The Associated Press MANILA (AP) — Malaysian Prime Minister Mahathir Mohamad said Thursday that China should define its “so-called ownership” in the disputed South China Sea so other claimant countries can start to gain benefits from the resource-rich waters.
Mahathir stressed the importance of freedom of navigation in the busy waterway, saying in an interview with ABS-CBN News Channel in Manila that if there were no restrictions and sanctions, “the claims made by China will not affect us very much.”
Malaysia, the Philippines, China and three other governments have been locked in long-simmering territorial disputes in the South China Sea. China has claimed virtually the entire sea but has refused to define the extent of its claims except for a vague line with nine dashes on its maps, complicating the disputes.
Efforts by the Philippines, for example, to explore for undersea deposits of oil and natural gas in Reed Bank west of its Palawan island province have been stymied for years by Chinese protests and claims to the offshore region. The Philippines has declared a moratorium on exploration in the area in the past because of Chinese threats.
“We have to talk to China on the definition of their claims and what is meant by their ownership or so-called ownership they claim to have so that we can find ways of deriving some benefits from them,” Mahathir said.

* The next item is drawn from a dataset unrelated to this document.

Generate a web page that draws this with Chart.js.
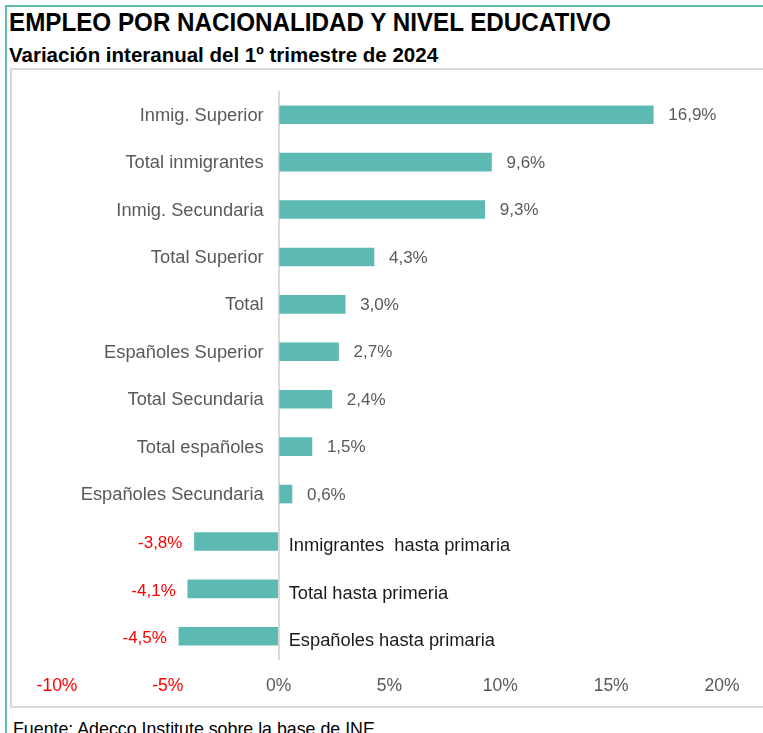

“I think that whatever may be the claim of China, the most important thing is that the South China Sea in particular must be open to navigation,” Mahathir said. “There should be no restriction, no sanction, and if that happens, then I think the claims made by China will not affect us very much.”
During talks in Manila between the visiting Malaysian leader and President Rodrigo Duterte, the territorial conflicts were high in the agenda.